▶ Supplied material:

>> start

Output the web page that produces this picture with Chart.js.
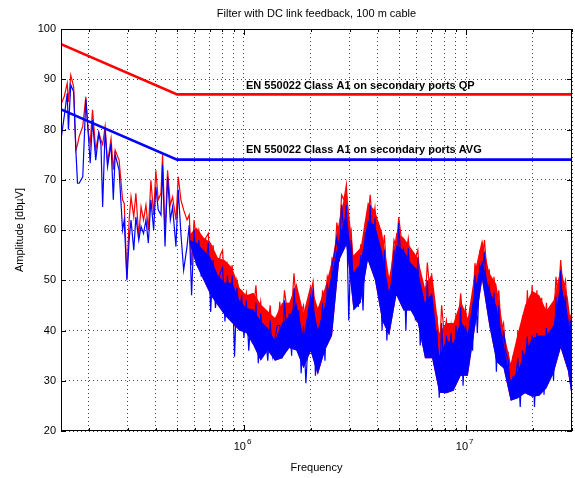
<!DOCTYPE html>
<html>
<head>
<meta charset="utf-8">
<script src="https://cdn.jsdelivr.net/npm/chart.js@4.4.1/dist/chart.umd.min.js"></script>
<style>
  html, body { margin: 0; padding: 0; background: #fff; }
  canvas { display: block; }
</style>
</head>
<body>
<canvas id="chartEmi" width="575" height="478"></canvas>
<script>
// emiChart - espectro conducido con límites EN 55022 (Chart.js)

// Frecuencias de barrido (kHz)
const freqKHz = [
  150, 155, 160, 162, 166, 171, 175, 178, 181, 188,
  194, 199, 203, 208, 215, 222, 227, 231, 237, 243,
  252, 258, 263, 274, 284, 289, 297, 304, 310, 319,
  326, 336, 344, 353, 362, 371, 381, 392, 401, 411,
  423, 430, 441, 453, 466, 477, 494, 506, 520, 535,
  554,
  567, 581, 596, 611, 626, 642, 658, 674, 691, 708,
  726, 744, 763, 782, 801, 821, 842, 863, 885, 907,
  929, 953, 976, 1000, 1025, 1051, 1077, 1104, 1132, 1160,
  1189, 1219, 1249, 1280, 1312, 1345, 1379, 1413, 1449, 1485,
  1522, 1560, 1599, 1639, 1680, 1722, 1765, 1809, 1854, 1900,
  1948, 1997, 2047, 2098, 2150, 2204, 2259, 2316, 2373, 2433,
  2493, 2556, 2620, 2685, 2752, 2821, 2892, 2964, 3038, 3114,
  3192, 3272, 3353, 3437, 3523, 3611, 3701, 3794, 3889, 3986,
  4086, 4188, 4292, 4400, 4510, 4622, 4738, 4856, 4978, 5102,
  5230, 5360, 5494, 5632, 5772, 5917, 6065, 6216, 6372, 6531,
  6694, 6862, 7033, 7209, 7389, 7574, 7763, 7957, 8156, 8360,
  8569, 8783, 9003, 9228, 9459, 9695, 9938, 10186, 10441, 10702,
  10969, 11244, 11525, 11813, 12108, 12411, 12721, 13039, 13365, 13699,
  14042, 14393, 14753, 15122, 15500, 15887, 16284, 16691, 17109, 17536,
  17975, 18424, 18885, 19357, 19841, 20337, 20845, 21367, 21901, 22448,
  23010, 23585, 24174, 24779, 25398, 26033, 26684, 27351, 28035, 28736,
  29454, 30000
];

// Nivel cuasi-pico (rojo), dBµV
const qpLevel = [
  85, 86.5, 89.2, 85.5, 90.8, 88.5, 75.9, 77, 78.6, 80.6,
  86.5, 79.5, 77.2, 83.9, 75.9, 79.5, 77.9, 77, 80.6, 73.3,
  78.2, 72, 75.9, 73.9, 66, 65.3, 50.7, 62, 66.6, 62.6,
  67.3, 58.7, 64.6, 62, 65, 60, 69.9, 63, 71.9, 66,
  67.3, 75, 59.3, 71.9, 65, 66.6, 62, 70.6, 66, 64,
  62,
  63, 53, 62, 58, 60, 56.7, 57, 58.5, 59.3, 49.7,
  57, 50.5, 52, 55, 56, 47.8, 53, 50, 53, 40.8,
  50, 48, 48, 44.5, 47.5, 43.4, 46.5, 43.7, 49, 42,
  45.7, 40, 42, 40, 45, 38, 42, 38, 45.7, 41,
  48, 44.4, 45, 44, 51.4, 45, 46.5, 43.7, 45, 37.5,
  42.7, 47, 49.7, 42, 42, 40.5, 48, 44.5, 50.7, 49,
  54.4, 53.7, 61.5, 58, 67, 66, 69, 58.5, 60, 51,
  54, 50, 57, 56.5, 61.5, 61.6, 67, 61, 64.4, 58,
  58.5, 55, 59, 49.5, 50, 52, 58, 56.5, 62.6, 58.5,
  58, 55, 58.3, 53, 53.7, 54.4, 56, 49.5, 49, 45,
  53.5, 48, 49, 39.5, 43, 34.5, 45, 39.7, 42, 36,
  41, 37, 43, 41.7, 47.4, 41.5, 44.5, 39, 44.5, 44,
  53.4, 50, 55.5, 53.7, 58, 51.5, 52, 45, 50.7, 44.4,
  48, 40, 41.5, 34.5, 35.5, 30, 35, 30.5, 40, 33,
  43, 35.5, 48, 37, 49, 37.5, 48, 37.5, 46.5, 38,
  45.5, 37.5, 44.7, 40.5, 50.7, 46.5, 54, 48, 50, 42.5,
  43, 37
];

// Nivel promedio (azul), dBµV
const avgLevel = [
  78, 82.5, 87.2, 80, 88.9, 87.5, 75.9, 69.3, 69.3, 70.6,
  86, 79.2, 73.3, 81.9, 73.9, 79.2, 77, 64.6, 80, 72.6,
  77.2, 66, 75, 71.9, 60, 62, 50, 58, 62, 56,
  62.6, 58, 60.7, 59.3, 62, 57.4, 66, 60, 68.6, 64,
  63, 73, 56.7, 70.6, 62, 64.6, 56.7, 68, 59.3, 52,
  56.7,
  61, 47, 60, 53, 58, 50.7, 55.5, 53, 57.5, 43.7,
  54, 44.5, 49.4, 51.5, 52.5, 41.8, 51, 44, 51, 34.8,
  48.5, 43, 47, 38.5, 46, 36, 43.5, 38.5, 45.5, 33.5,
  43.4, 38, 39, 34, 42, 35, 38.5, 41, 41, 34.5,
  46, 38, 43.4, 35, 48.4, 40, 44, 31.5, 41, 29.5,
  38.5, 37.8, 48.4, 31, 38.7, 38, 45.5, 34, 49.4, 40.8,
  53, 55, 58.5, 53.7, 65, 59, 65, 42, 58, 48,
  51.5, 44.7, 55, 44, 59.5, 56, 65, 52, 62.4, 50,
  55.5, 40, 56, 38, 48, 48, 56, 47, 61.4, 52.7,
  56.5, 40, 56.4, 48, 51.7, 42, 54.5, 37, 47, 36.5,
  50, 35, 46, 34.8, 40, 26.6, 41.5, 30.5, 39, 34.8,
  39.5, 29.5, 41, 34, 44.6, 29, 41, 36, 42, 36,
  51, 39.5, 53, 51.7, 55.5, 46, 49, 41.5, 47.5, 31.8,
  45, 33, 40, 35.6, 34, 27.2, 30.8, 30.2, 34.5, 24.8,
  36, 33, 38.8, 27.5, 39, 24.8, 39.5, 30, 38.5, 27.2,
  40.5, 35.5, 39, 30, 46.7, 35.5, 52, 42.5, 47, 32.5,
  42, 24.8
];

// Envolventes de la zona densa (kHz / dBµV)
const bandFreqKHz = [
  567, 611, 658, 708, 763, 821, 885, 953, 1025,
  1104, 1189, 1280, 1379, 1485, 1599, 1722, 1854, 1997,
  2150, 2316, 2493, 2685, 2892, 3114, 3353, 3611, 3889,
  4188, 4510, 4856, 5230, 5632, 6065, 6531, 7033, 7574,
  8156, 8783, 9459, 10186, 10969, 11813, 12721, 13699, 14753,
  15887, 17109, 18424, 19841, 21367, 23010, 24779, 26684, 28736,
  30000
];
const qpBandTop = [
  59, 60.5, 58.5, 57.5, 54.5, 54, 52.5, 48.5, 47,
  47.5, 45.2, 43.9, 42.5, 45.5, 45.5, 49.5, 43.5, 49.2,
  44.5, 48.5, 53.9, 62, 68.5, 55, 56.5, 65.5, 63.9,
  59.5, 50.5, 59.5, 58.5, 56.5, 54.5, 48.5, 51.5, 39.5,
  41.5, 41.5, 45.9, 42.5, 51.9, 58.2, 51.5, 49.2, 40,
  33.5, 39.5, 45, 47.9, 47, 44, 46, 52.5, 46.5,
  39.5
];
const avgBandTop = [
  58, 57.5, 56, 54.5, 51, 49.5, 49.5, 46, 44.5,
  44.2, 41.9, 40.5, 38, 41.5, 42.9, 45.5, 38.5, 47.5,
  40.2, 45, 51.5, 58.5, 63.5, 51.5, 53.5, 62, 61,
  55.5, 47.5, 57, 56, 53.5, 52, 45.5, 47.5, 35,
  38, 37.5, 42, 39.5, 48.5, 54, 48, 45, 37.5,
  30, 32, 35.5, 38.5, 39, 39, 41, 49.5, 43,
  37.5
];
const avgBandBottom = [
  57.5, 53, 50, 47, 45, 43, 41.5, 40, 39.5,
  37, 34, 36, 34, 34.5, 36.5, 36, 32.5, 35.8,
  31.2, 36, 39, 54, 57, 44, 45.5, 54, 50,
  42, 39, 47, 44, 44, 41.5, 34.5, 34.5, 27.6,
  27.5, 28, 31, 31, 40.5, 50, 41, 33.8, 32.5,
  26, 26.5, 27.5, 26.8, 27, 28.5, 31.5, 36.5, 32,
  26.5
];

// Límites EN 55022 clase A1
const limitFreqKHz = [150, 500, 30000];
const limitQP = [97, 87, 87];
const limitAVG = [84, 74, 74];

// Ejes
const yTickValues = [20, 30, 40, 50, 60, 70, 80, 90, 100];
const xGridKHz = [
  200, 300, 400, 500, 600, 700, 800, 900, 1000,
  2000, 3000, 4000, 5000, 6000, 7000, 8000, 9000, 10000,
  20000, 30000
];
const xLabelKHz = [1000, 10000];
const xLabelExp = ['6', '7'];

const titleText = 'Filter with DC link feedback, 100 m cable';
const xTitle = 'Frequency';
const yTitle = 'Amplitude [db\u00b5V]';
const qpLabel = 'EN 550022 Class A1 on secondary ports QP';
const avgLabel = 'EN 550022 Class A1 on secondary ports AVG';

const FONT = '"Liberation Sans", Arial, Helvetica, sans-serif';
const RED = '#ff0000';
const BLUE = '#0000ff';

function toPoints(fk, vals) {
  return fk.map((f, i) => ({ x: f * 1000, y: vals[i] }));
}

// Marco, textos y marcas tipo MATLAB
const matlabDecor = {
  id: 'matlabDecor',
  afterDraw(chart) {
    const ctx = chart.ctx;
    const area = chart.chartArea;
    const xs = chart.scales.x;
    const ys = chart.scales.y;
    ctx.save();

    // Marcas interiores
    ctx.strokeStyle = '#000';
    ctx.lineWidth = 1;
    ctx.beginPath();
    xGridKHz.forEach(f => {
      const px = Math.round(xs.getPixelForValue(f * 1000)) + 0.5;
      const len = xLabelKHz.includes(f) ? 6 : 3;
      ctx.moveTo(px, area.bottom); ctx.lineTo(px, area.bottom - len);
      ctx.moveTo(px, area.top); ctx.lineTo(px, area.top + len);
    });
    yTickValues.forEach(v => {
      const py = Math.round(ys.getPixelForValue(v)) + 0.5;
      ctx.moveTo(area.left, py); ctx.lineTo(area.left + 5, py);
      ctx.moveTo(area.right, py); ctx.lineTo(area.right - 5, py);
    });
    ctx.stroke();

    // Marco
    ctx.strokeRect(Math.round(area.left) + 0.5, Math.round(area.top) + 0.5,
      Math.round(area.right - area.left) - 1, Math.round(area.bottom - area.top) - 1);

    ctx.fillStyle = '#000';

    // Etiquetas del eje x (10^n)
    xLabelKHz.forEach((f, i) => {
      const px = xs.getPixelForValue(f * 1000);
      ctx.font = '11px ' + FONT;
      ctx.textAlign = 'right';
      ctx.textBaseline = 'alphabetic';
      ctx.fillText('10', px + 2, 450);
      ctx.font = '8px ' + FONT;
      ctx.textAlign = 'left';
      ctx.fillText(xLabelExp[i], px + 3, 444);
    });

    // Títulos
    ctx.font = '11px ' + FONT;
    ctx.textAlign = 'center';
    ctx.textBaseline = 'middle';
    const cx = (area.left + area.right) / 2;
    ctx.fillText(titleText, cx, 14);
    ctx.fillText(xTitle, cx, 468);

    ctx.save();
    ctx.translate(20, (area.top + area.bottom) / 2);
    ctx.rotate(-Math.PI / 2);
    ctx.fillText(yTitle, 0, 0);
    ctx.restore();

    // Textos de los límites
    ctx.font = 'bold 11px ' + FONT;
    ctx.textAlign = 'left';
    ctx.textBaseline = 'middle';
    const lx = xs.getPixelForValue(1000 * 1000) + 2;
    ctx.fillText(qpLabel, lx, ys.getPixelForValue(88.7));
    ctx.fillText(avgLabel, lx, ys.getPixelForValue(76.0));

    ctx.restore();
  }
};

// índice 0: borde inferior de la banda azul (destino del relleno)
const BAND_LOW = 0;

const canvas = document.getElementById('chartEmi');
new Chart(canvas.getContext('2d'), {
  type: 'line',
  data: {
    datasets: [
      {
        label: 'AVG band bottom',
        data: toPoints(bandFreqKHz, avgBandBottom),
        borderWidth: 0,
        borderColor: 'rgba(0,0,0,0)',
        fill: false,
        order: 9
      },
      {
        label: 'QP band',
        data: toPoints(bandFreqKHz, qpBandTop),
        borderWidth: 0,
        borderColor: 'rgba(0,0,0,0)',
        backgroundColor: RED,
        fill: { target: BAND_LOW, above: RED, below: RED },
        order: 5
      },
      {
        label: 'QP',
        data: toPoints(freqKHz, qpLevel),
        borderColor: RED,
        borderWidth: 1.2,
        fill: false,
        order: 4
      },
      {
        label: 'AVG band',
        data: toPoints(bandFreqKHz, avgBandTop),
        borderWidth: 0,
        borderColor: 'rgba(0,0,0,0)',
        backgroundColor: BLUE,
        fill: { target: BAND_LOW, above: BLUE, below: BLUE },
        order: 3
      },
      {
        label: 'AVG',
        data: toPoints(freqKHz, avgLevel),
        borderColor: BLUE,
        borderWidth: 1.2,
        fill: false,
        order: 2
      },
      {
        label: 'AVG limit',
        data: toPoints(limitFreqKHz, limitAVG),
        borderColor: BLUE,
        borderWidth: 2.6,
        fill: false,
        order: 1
      },
      {
        label: 'QP limit',
        data: toPoints(limitFreqKHz, limitQP),
        borderColor: RED,
        borderWidth: 2.6,
        fill: false,
        order: 0
      }
    ]
  },
  options: {
    responsive: false,
    animation: false,
    devicePixelRatio: 1,
    layout: { padding: { top: 29, right: 3, bottom: 0, left: 0 } },
    elements: {
      point: { radius: 0, hitRadius: 0 },
      line: { tension: 0, borderJoinStyle: 'miter' }
    },
    scales: {
      x: {
        type: 'logarithmic',
        min: 150000,
        max: 30000000,
        afterBuildTicks(scale) {
          scale.ticks = xGridKHz.map(f => ({ value: f * 1000 }));
        },
        afterFit(scale) { scale.height = 47; },
        ticks: { display: false, autoSkip: false },
        grid: { color: 'rgba(0,0,0,0.75)', lineWidth: 1, drawTicks: false },
        border: { display: false, dash: [1, 3] }
      },
      y: {
        type: 'linear',
        min: 20,
        max: 100,
        afterBuildTicks(scale) {
          scale.ticks = yTickValues.map(v => ({ value: v }));
        },
        afterFit(scale) { scale.width = 61; },
        ticks: {
          color: '#000',
          padding: 5,
          font: { family: FONT, size: 11 }
        },
        grid: { color: 'rgba(0,0,0,0.75)', lineWidth: 1, drawTicks: false },
        border: { display: false, dash: [1, 3] }
      }
    },
    plugins: {
      legend: { display: false },
      tooltip: { enabled: false },
      title: { display: false },
      filler: { propagate: false }
    }
  },
  plugins: [matlabDecor]
});
</script>
</body>
</html>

>> end

▶ Given exercise: Go from the first line of the listing to the line holding "EN 55022 (Chart.js)" and, please, transcribe those lines exactly, both included, with no pictures.

▶ Completed exercise:
Output the web page that produces this picture with Chart.js.
<!DOCTYPE html>
<html>
<head>
<meta charset="utf-8">
<script src="https://cdn.jsdelivr.net/npm/chart.js@4.4.1/dist/chart.umd.min.js"></script>
<style>
  html, body { margin: 0; padding: 0; background: #fff; }
  canvas { display: block; }
</style>
</head>
<body>
<canvas id="chartEmi" width="575" height="478"></canvas>
<script>
// emiChart - espectro conducido con límites EN 55022 (Chart.js)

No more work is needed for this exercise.